Britain granted ‘dialogue partner’ status by Southeast Asian bloc

FILE PHOTO: A Union Jack flag flutters as Big Ben clock tower is seen behind at the Houses of Parliament in London

LONDON (Reuters) -Britain has been granted “dialogue partner” status by the Association of Southeast Asian Nations, a step forward in London’s push to build stronger diplomatic ties in Asia following its exit from the European Union.

Britain has been seeking the status as part of its post-Brexit policy shift to focus more on the high-growth economies of Asia and the Indo-Pacific, and away from the EU which it left in 2020.

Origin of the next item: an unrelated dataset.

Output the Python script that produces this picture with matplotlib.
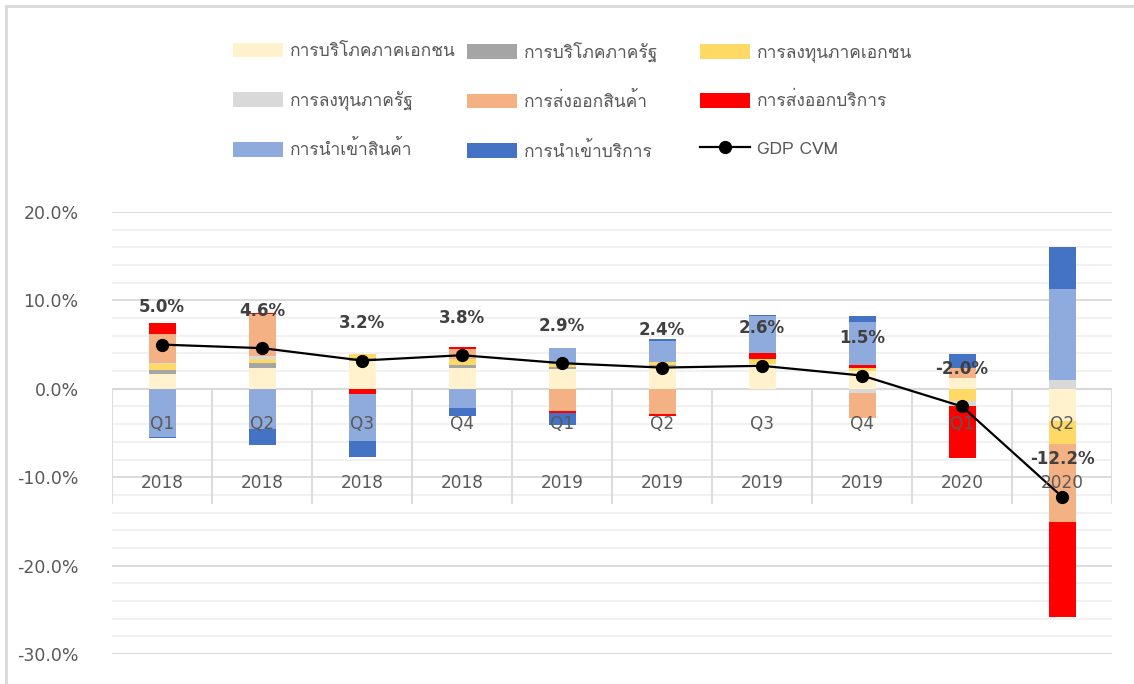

“We agreed to accord the United Kingdom the status of Dialogue Partner of ASEAN in view of its individual relationship with ASEAN as well as its past cooperation and engagement with ASEAN when it was a member of the European Union,” said a communique issued by ASEAN during its latest meeting.

ASEAN includes Brunei, Cambodia, Indonesia, Laos, Malaysia, Myanmar, Philippines, Singapore, Thailand and Vietnam. The group has close diplomatic relations with other world powers including the EU, the United States and China, and is seen by many as an important forum for discussion of geopolitical issues.

The United States sees ASEAN as key to its efforts to stand up to China’s growing influence in Asia.

But the group, whose members are bound by a code not to interfere in each other’s affairs, has recently come in for criticism by some of the region’s politicians and rights activists for being little more than a talking shop.

Becoming a dialogue partner gives Britain high-level access to ASEAN summits. The British government hopes it will also spur deeper practical cooperation on issues like climate change and regional stability.

Britain has also applied to join the Comprehensive and Progressive Agreement for Trans-Pacific Partnership, a trade agreement it hopes will open up new markets for goods and services and strengthen existing commercial links.